Now how’s about this for a premise: during a heist gone wrong, gangster Jack Surnett (Paul Naschy) takes a bullet in the head. Obviously he can’t go to a regular hospital, so his fellow gangsters take him to one of those disgraced doctors who can only find work doing dodgy operations for the mafia. Alas, this problem goes beyond the expertise of said doctor, so they take him to the only people who may be able to help: a husband and wife duo, doing pioneering work in neurosurgery. Naturally such respectable doctors are loathe to do such dirty work, but when the gangsters threaten the life of their daughter they have no choice but to comply. And what is the only way to save Surnett? Drum roll please… a brain transplant. And in a curious twist of fate, it seems the most suitable candidate for a brain donor is none other than Surnett’s arch nemesis, a ruthless criminal popularly known as the Sadist. But of course, such a procedure cannot be carried out without messing up the patient’s head somewhat.
Yes, it’s a hell of a premise. And oh, how I wish the film was half as fun as it sounds, for while The Man With The Severed Head may have Euro-eccentrivity in spades, good grief is it boring.
I should perhaps first confess that, much to my shame, I remain uneducated in all matters relating to Paul Naschy. Indeed, I must further confess I didn’t know of him at all until his death almost two years ago (which was commerated here at Brutal As Hell in this touching obituary). I do intend to rectify this, though in my defence his films are not widely available in Britain so far as I can tell. Regardless, I wish I’d had a better starting point than this painfully slow, utterly uninvolving dilly-dally between gangland crime tale and mad scientist horror.

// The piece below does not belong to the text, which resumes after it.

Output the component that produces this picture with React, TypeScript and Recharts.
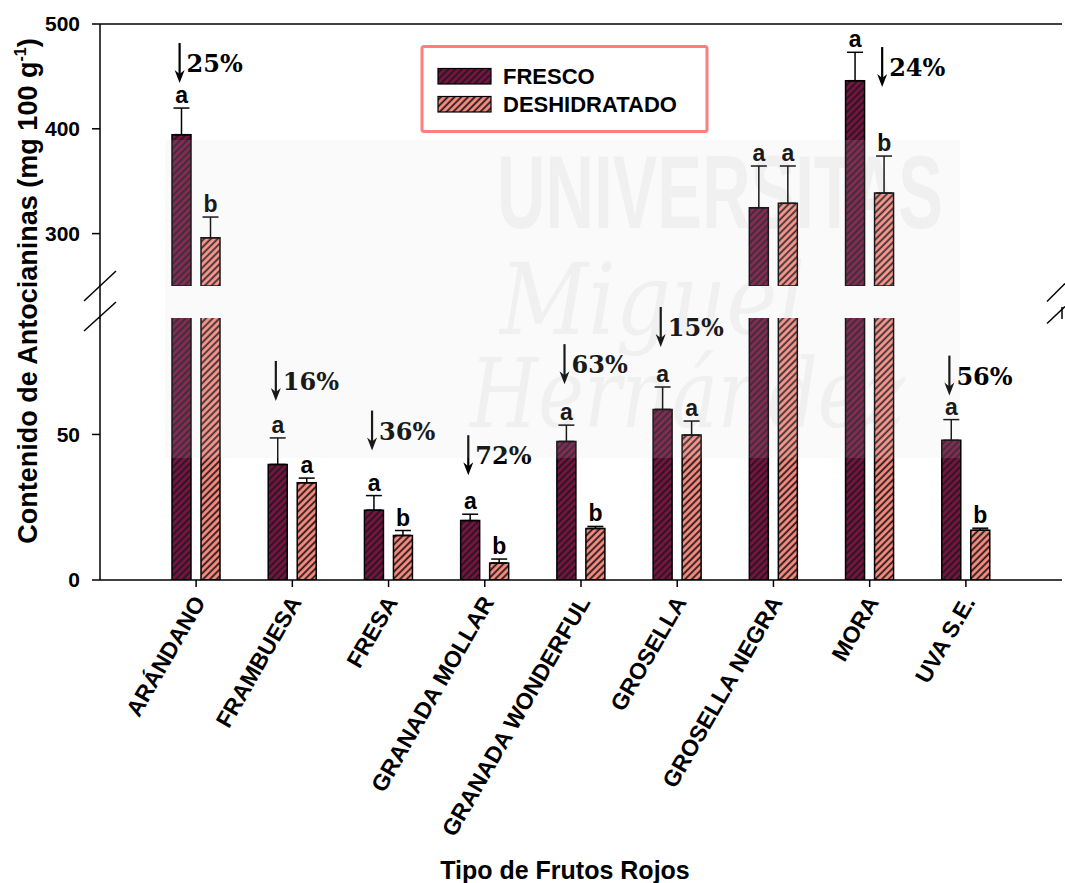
import React from "react";
import {
  BarChart,
  Bar,
  XAxis,
  YAxis,
  ErrorBar,
  ReferenceLine,
  ReferenceDot,
} from "recharts";

const FRUITS = [
  "ARÁNDANO",
  "FRAMBUESA",
  "FRESA",
  "GRANADA MOLLAR",
  "GRANADA WONDERFUL",
  "GROSELLA",
  "GROSELLA NEGRA",
  "MORA",
  "UVA S.E.",
];
const FRESCO = [394.4, 39.7, 24.0, 20.4, 47.6, 58.6, 324.7, 445.9, 48.0];
const FRESCO_SD = [25.4, 9.1, 5.0, 2.2, 5.6, 7.7, 39.8, 27.1, 7.1];
const DESH = [296.0, 33.4, 15.3, 5.8, 17.7, 49.8, 328.9, 338.7, 17.1];
const DESH_SD = [19.8, 1.6, 1.7, 1.4, 0.7, 4.8, 35.6, 35.3, 0.7];
const FRESCO_LETTER = ["a", "a", "a", "a", "a", "a", "a", "a", "a"];
const DESH_LETTER = ["b", "a", "b", "b", "b", "a", "a", "b", "b"];
const LOSS = ["25%", "16%", "36%", "72%", "63%", "15%", "", "24%", "56%"];

// where each loss arrow sits: over which bar, and how far (px) above its whisker
const ARROW_SIDE = ["f", "f", "f", "f", "f", "f", "", "d", "f"];
const ARROW_LIFT = [25, 37, 45, 39, 41, 40, 0, 69, 24];

const LOWER_DOMAIN = [0, 90];
const UPPER_DOMAIN = [250, 500];
const UPPER_TICKS = [300, 400, 500];
const LOWER_TICKS = [0, 50];

const SANS = "Arial, 'Liberation Sans', Helvetica, sans-serif";
const SERIF = "'DejaVu Serif', 'Liberation Serif', serif";
const FRESCO_COLOR = "#7c1144";
const DESH_COLOR = "#fb8a80";

const BAR = 19;
const GAP = 10;
const HALF = (BAR + GAP) / 2;

const rows = FRUITS.map((name, i) => ({
  name,
  fresco: FRESCO[i],
  desh: DESH[i],
  frescoErr: [0, FRESCO_SD[i]],
  deshErr: [0, DESH_SD[i]],
}));

// the top panel only shows bars that reach past the break
const upperRows = rows.map((r) => ({
  ...r,
  fresco: r.fresco >= UPPER_DOMAIN[0] ? r.fresco : null,
  desh: r.desh >= UPPER_DOMAIN[0] ? r.desh : null,
}));

const axisProps = { stroke: "#000", strokeWidth: 1.5 };
const tickFont = { fontSize: 21, fontWeight: 700, fontFamily: SANS, fill: "#000" };

function FruitTick(p: any) {
  const x = p.x + 3;
  const y = p.y + 9;
  return (
    <text
      x={x}
      y={y}
      dy="0.35em"
      transform={`rotate(-60, ${x}, ${y})`}
      textAnchor="end"
      fontSize={23}
      fontWeight={700}
      fontFamily={SANS}
      fill="#000"
    >
      {p.payload.value}
    </text>
  );
}

const letterShape = (text: string, dx: number) => (p: any) => (
  <text
    x={p.cx + dx}
    y={p.cy - 5}
    textAnchor="middle"
    fontSize={23}
    fontWeight={700}
    fontFamily={SANS}
    fill="#000"
  >
    {text}
  </text>
);

const arrowShape = (pct: string, dx: number, lift: number) => (p: any) => {
  const x = p.cx + dx - 2;
  const tip = p.cy - lift;
  return (
    <g>
      <line x1={x} y1={tip - 40} x2={x} y2={tip - 8} stroke="#000" strokeWidth={2.2} />
      <path
        d={`M${x - 5},${tip - 13} L${x},${tip} L${x + 5},${tip - 13} L${x},${tip - 9} Z`}
        fill="#000"
      />
      <text
        x={x + 7}
        y={tip - 11}
        fontSize={24}
        fontWeight={700}
        fontFamily={SERIF}
        fill="#000"
      >
        {pct}
      </text>
    </g>
  );
};

// letters and loss arrows, anchored at the top of each whisker
function annotations() {
  const out: React.ReactNode[] = [];
  FRUITS.forEach((name, i) => {
    out.push(
      <ReferenceDot
        key={`lf${i}`}
        x={name}
        y={FRESCO[i] + FRESCO_SD[i]}
        yAxisId="l"
        r={0}
        ifOverflow="discard"
        shape={letterShape(FRESCO_LETTER[i], -HALF)}
      />,
      <ReferenceDot
        key={`ld${i}`}
        x={name}
        y={DESH[i] + DESH_SD[i]}
        yAxisId="l"
        r={0}
        ifOverflow="discard"
        shape={letterShape(DESH_LETTER[i], HALF)}
      />
    );
    if (LOSS[i]) {
      const onF = ARROW_SIDE[i] === "f";
      out.push(
        <ReferenceDot
          key={`ar${i}`}
          x={name}
          y={onF ? FRESCO[i] + FRESCO_SD[i] : DESH[i] + DESH_SD[i]}
          yAxisId="l"
          r={0}
          ifOverflow="discard"
          shape={arrowShape(LOSS[i], onF ? -HALF : HALF, ARROW_LIFT[i])}
        />
      );
    }
  });
  return out;
}

function bars() {
  return [
    <Bar
      key="f"
      dataKey="fresco"
      name="FRESCO"
      yAxisId="l"
      fill="url(#hatchF)"
      stroke="#000"
      strokeWidth={1.5}
      barSize={BAR}
      isAnimationActive={false}
    >
      <ErrorBar dataKey="frescoErr" direction="y" width={8} stroke="#000" strokeWidth={1.5} />
    </Bar>,
    <Bar
      key="d"
      dataKey="desh"
      name="DESHIDRATADO"
      yAxisId="l"
      fill="url(#hatchD)"
      stroke="#000"
      strokeWidth={1.5}
      barSize={BAR}
      isAnimationActive={false}
    >
      <ErrorBar dataKey="deshErr" direction="y" width={8} stroke="#000" strokeWidth={1.5} />
    </Bar>,
  ];
}

export default function App() {
  return (
    <div
      style={{
        position: "absolute",
        left: 0,
        top: 0,
        width: 1065,
        height: 883,
        background: "#fff",
        fontFamily: SANS,
      }}
    >
      <svg width={0} height={0} style={{ position: "absolute" }}>
        <defs>
          <pattern
            id="hatchF"
            patternUnits="userSpaceOnUse"
            width={4.8}
            height={4.8}
            patternTransform="rotate(45)"
          >
            <rect width={4.8} height={4.8} fill={FRESCO_COLOR} />
            <line x1={1.2} y1={0} x2={1.2} y2={4.8} stroke="#1a1a1a" strokeWidth={1.8} />
          </pattern>
          <pattern
            id="hatchD"
            patternUnits="userSpaceOnUse"
            width={4.8}
            height={4.8}
            patternTransform="rotate(45)"
          >
            <rect width={4.8} height={4.8} fill={DESH_COLOR} />
            <line x1={1.2} y1={0} x2={1.2} y2={4.8} stroke="#1a1a1a" strokeWidth={1.8} />
          </pattern>
        </defs>
      </svg>

      {/* faint university watermark behind the plot */}
      <svg
        width={1065}
        height={883}
        style={{ position: "absolute", left: 0, top: 0, pointerEvents: "none" }}
      >
        <rect x={165} y={140} width={795} height={318} fill="#fafafa" />
        <g fill="#efefef">
          <text
            x={497}
            y={228}
            fontSize={104}
            fontWeight={700}
            fontFamily={SANS}
            textLength={446}
            lengthAdjust="spacingAndGlyphs"
          >
            UNIVERSITAS
          </text>
          <text x={500} y={334} fontSize={100} fontStyle="italic" fontFamily={SERIF} textLength={305} lengthAdjust="spacingAndGlyphs">
            Miguel
          </text>
          <text x={470} y={427} fontSize={96} fontStyle="italic" fontFamily={SERIF} textLength={435} lengthAdjust="spacingAndGlyphs">
            Hernández
          </text>
        </g>
      </svg>

      {/* lower section, 0–90 */}
      <div style={{ position: "absolute", left: 0, top: 0 }}>
        <BarChart
          width={1065}
          height={883}
          data={rows}
          barGap={GAP}
          margin={{ top: 318, right: 3, bottom: 0, left: 0 }}
        >
          <XAxis
            dataKey="name"
            interval={0}
            height={303}
            padding={{ left: 48, right: 48 }}
            axisLine={axisProps}
            tickLine={axisProps}
            tickSize={7}
            tick={<FruitTick />}
          />
          <YAxis
            yAxisId="l"
            domain={LOWER_DOMAIN}
            ticks={LOWER_TICKS}
            allowDataOverflow
            width={100}
            axisLine={axisProps}
            tickLine={axisProps}
            tickSize={8}
            tickMargin={12}
            tick={tickFont}
          />
          <YAxis
            yAxisId="r"
            orientation="right"
            domain={LOWER_DOMAIN}
            width={0}
            tick={false}
            tickLine={false}
            axisLine={axisProps}
          />
          {bars()}
          {annotations()}
        </BarChart>
      </div>

      {/* upper section, 250–500 */}
      <div style={{ position: "absolute", left: 0, top: 0 }}>
        <BarChart
          width={1065}
          height={300}
          data={upperRows}
          barGap={GAP}
          margin={{ top: 24, right: 3, bottom: 14, left: 0 }}
        >
          <XAxis dataKey="name" hide padding={{ left: 48, right: 48 }} />
          <YAxis
            yAxisId="l"
            domain={UPPER_DOMAIN}
            ticks={UPPER_TICKS}
            allowDataOverflow
            width={100}
            axisLine={axisProps}
            tickLine={axisProps}
            tickSize={8}
            tickMargin={12}
            tick={tickFont}
          />
          <YAxis
            yAxisId="r"
            orientation="right"
            domain={UPPER_DOMAIN}
            width={0}
            tick={false}
            tickLine={false}
            axisLine={axisProps}
          />
          <ReferenceLine yAxisId="l" y={500} stroke="#000" strokeWidth={1.5} />
          {bars()}
          {annotations()}
        </BarChart>
      </div>

      {/* titles, legend and axis break */}
      <svg
        width={1065}
        height={883}
        style={{ position: "absolute", left: 0, top: 0, pointerEvents: "none" }}
      >
        <rect x={165} y={140} width={795} height={318} fill="#ffffff" opacity={0.1} />
        <line x1={100} y1={285} x2={100} y2={319} stroke="#000" strokeWidth={1.5} />
        <line x1={84} y1={301} x2={116} y2={271} stroke="#000" strokeWidth={1.5} />
        <line x1={84} y1={331} x2={116} y2={302} stroke="#000" strokeWidth={1.5} />
        <line x1={1062} y1={307} x2={1062} y2={319} stroke="#000" strokeWidth={1.5} />
        <rect x={1056} y={283} width={9} height={24} fill="#fff" />
        <line x1={1047} y1={301.5} x2={1065} y2={283.5} stroke="#000" strokeWidth={1.5} />
        <line x1={1047} y1={323.5} x2={1065} y2={306.5} stroke="#000" strokeWidth={1.5} />

        <text
          transform="translate(36.5, 291) rotate(-90)"
          textAnchor="middle"
          fontSize={27}
          fontWeight={700}
          fontFamily={SANS}
          fill="#000"
        >
          Contenido de Antocianinas (mg 100 g
          <tspan fontSize={16} dy={-11}>-1</tspan>
          <tspan dy={11}>)</tspan>
        </text>
        <text
          x={565}
          y={879}
          textAnchor="middle"
          fontSize={25}
          fontWeight={700}
          fontFamily={SANS}
          fill="#000"
        >
          Tipo de Frutos Rojos
        </text>

        <rect x={422} y={46.5} width={285} height={85} fill="#fff" stroke="#ff7f7f" strokeWidth={3} rx={2} />
        <rect x={438} y={68.5} width={53} height={15.5} fill="url(#hatchF)" stroke="#000" strokeWidth={1.2} />
        <rect x={438} y={96.5} width={53} height={15.5} fill="url(#hatchD)" stroke="#000" strokeWidth={1.2} />
        <text x={503} y={84} fontSize={22} fontWeight={700} fontFamily={SANS} fill="#000">
          FRESCO
        </text>
        <text x={503} y={111.5} fontSize={22} fontWeight={700} fontFamily={SANS} fill="#000">
          DESHIDRATADO
        </text>
      </svg>
    </div>
  );
}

The Man With The Severed Head seems a somewhat less than auspicious title to mark the first release from Arrowdrome, the new imprint from Arrow Films oriented specifically toward cult cinema. Cult is a notoriously tricky label to pin down, generally referring less to what a film is, than what it is not; films of diverse style, tone and content unfied due to a common distance from what is deemed mainstream. (Phew, maybe some of that MA rubbed off on me after all.) So it is that the films we regard cult tend to go to relative extremes: excessive violence and sex, and/or just plain weirdness. The Man With The Severed Head delivers plenty of the latter, but not so much of the former two. That said, the DVD extras do boast several extended ‘erotic scenes,’ as they are credited; in truth they’re very poorly staged soft porn sequences that are about as erotic as a sumo wrestler kneading dough in your grandmother’s kitchen. (Yeah, not sure where that one came from.) Quite why they’re missing from the feature I don’t know, but they wouldn’t have saved it.
I suppose it’s possible I’m missing something here; that there’s some unique artistic sensibility at work within what I perceive to be 70s European filmmaking at its laziest; that what I take to be the complete absence of tension, pace and atmosphere is in fact a distinct aesthetic. If so, the devotees are welcome to it. I’m quite happy to remain ignorant, thank you very much. Yes, I’ll be sure to see some more Naschy movies, but I’ll be sorely disappointed if they’re anything like this one.
Arrowdrome will release The Man With The Severed Head to DVD on 12th September.